Source do NOT balance 8 Rods top & bottom,
Source do NOT balance 8 Pistons
if within a few grams, they just sorta "average" for a top end weight, "average" for a bottom end weight, "average" on the pistons,
then stack tolerances for a Bobweight and spin up the Crank....
I have weighed their stuff and spun up plenty of their Cranks against their supplied Bobweight sheets(out of curiosity)
hey,
it's close enough I guess, they seem to run just fine for those that don't know any better....
Just saying,
it is NOT the same QUALITY Balance Job done at Performance Shops and that costs more....

It is a $100 Balance Job, to be just good enough, plain & simple.
Only wimps wear Bowties !

john108

We all have the same concerns.  I have copied the discussion from Muscle Motors on how they balance their stroker kits.  What are your thoughts on what they claim to do?

The Balancing Process
First, all of the big ends of the connecting rods are equalized. On modern connecting rods this is usually between 2 and 3 grams. This may not seem like a lot, but if you are paying to get your kit balanced, you should get it balance
correctly. Big ends are now all within .2 of a gram, and the small ends are now equalized. After the rods are completed the pistons are all equalized to the same .2 gm tolerance. I have seen some companies advertise the fact that they establish bob weights down to the tenth of a gram. They also only measure one rod and one piston to obtain these numbers.

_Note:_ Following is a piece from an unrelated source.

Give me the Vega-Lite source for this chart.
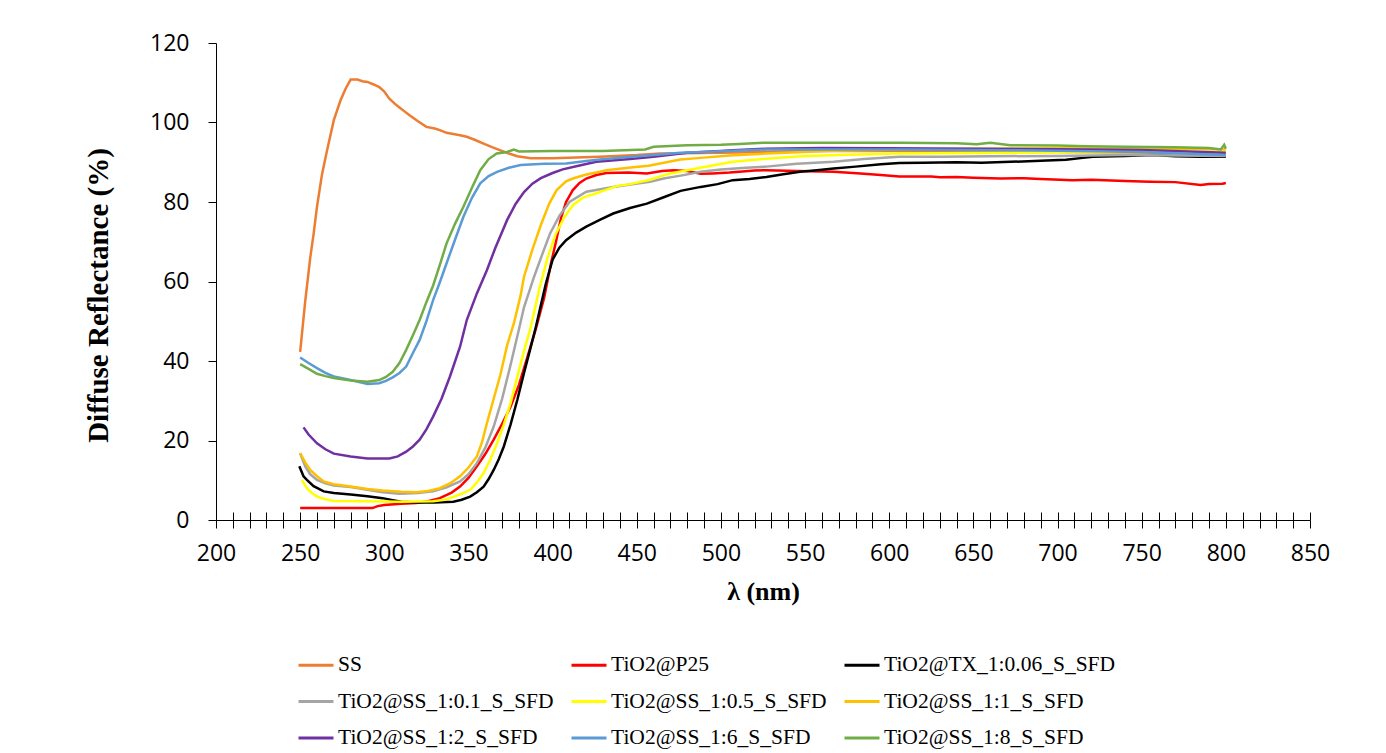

Unless all of the rods and all of the pistons are then equalized to the same tolerance
(not the factory + or - 2 to 3 gram tolerance) this "accuracy" is lost. I was taught when I first started machining
engine components "it takes just as much effort to do something wrong as it does to do it right. SO DO IT RIGHT!" Having a bob weight measured down to a tenth of a gram and then accepting a companies + or – spec of 2-3 grams never made any sense to me?
In the balancing process there is reciprocating weight and rotating weight. Just like the names sound like, reciprocating weight are things that go up and down. These are parts like: the small end of the rod, piston, wrist pin, sprio locks, and piston rings. Rotating weight components are the big end of the rod and the rod bearing.
There is a formula for determining the balance bob weight (these are the weights bolted to the crank. This assimilates the forces on the crank during crankshaft balancing) using big end and small end weights separately
hence the need for balancing each end of the rod independently. The bob weights are then set to a specific weight and bolted to the crank. The crank is now spun to 500 RPM's and our Hines Computerized crank balancer tells the operator where to remove weight. This process is repeated
until the same <.2 of a gram tolerance is established.
Now that the crank is balanced we measure the journals for sizing and taper. We mark where the taper is most pronounced and the crank is then micro polished. We do this as the last step because very minor marking of the journals can occur during the balancing process. This additional step ensures you not only a premium rod and main journal finish, but also journals that do not have taper that will not carving of bearings to "make it work"

Challenger340

Yep, that would be a correct interpretation for doing the Pistons & Rods....more then one way to skin a cat
Now,
who's bolting YOUR SPECIFIC Harmonic Balancer and Flexplate/Flywheel on either end before doing the Crank ??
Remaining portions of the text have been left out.